Me impresionó el relato de ese acto de honda y suprema soledad. Esa determinación de escribir el último capítulo y cerrar bien los ojos; invocar a la parca y dejarse invadir por el sueño abisal.
(Hay una lucidez en el acto final, algunas veces. Una heroicidad que desconcierta al vivo y le deja un hálito de culpa y mil preguntas, como niebla).
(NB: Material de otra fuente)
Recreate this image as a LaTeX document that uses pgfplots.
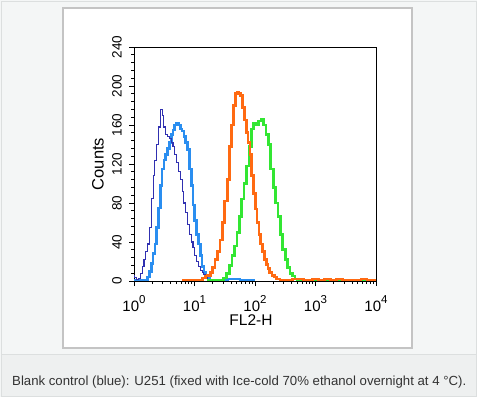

Una mujer madura, escandalosa y gruesa a la que traté brevemente solía contar que había que despejar el cajón de la mesilla de cualquier objeto que te comprometiera si la muerte te sorprendía en un mal sueño. “El vibrador, por ejemplo”, precisaba con una carcajada . Me pareció que la muerte provoca una lucidez distinta en cada uno, e imaginé un relato en el que la protagonista antes de fallecer prepara febril diferentes platos, los guarda en tuppers idénticos con etiquetas identificativas -cocido madrileño, alubias con perdiz, roast beef en salsa- y los mete en el congelador para que sus hijos y su marido no echen en falta nada cuando ella deje de respirar. Tan práctica y diligente como el ama de casa que siempre había sido.
Morirse es un ritual que apenas preparamos. Preferimos no saber a qué hora llega el tren, dejamos de nombrarlo, nos zahiere. Y sin embargo…
Días atrás adquirí en un mercadillo de la iglesia de mi barrio un tíbor de color amarillo vibrante. Al llegar a casa con mi botín, mis hijas lo miraron extrañadas: “¿Es una urna para tus cenizas, verdad?” “¿Dónde quieres que la pongamos si te mueres?” Mi adquisición dio para un cruce de frases divertidas, a cuál más macabra y delirante, y para un pensamiento final: ojalá mi muerte pueda ser un buen chiste en torno a un jarrón una tarde de lluvia. Un café familiar cerca de las cenizas de todas esas letras que escribía y abrigan mis mañanas. La cálida certeza de que no hay un tabú, hay una evocación que se hace espuma, como el mar impetuoso de nuestra Amanda T. que ya no ruge tanto, que duerme el luto azul de esa sirena heroica. Tan Verónica Lake, tan clandestina.
Epílogo. Días después de morir, encontraron entre las pertenencias de Amanda T. su libreta de baños. Se había dado 10.356.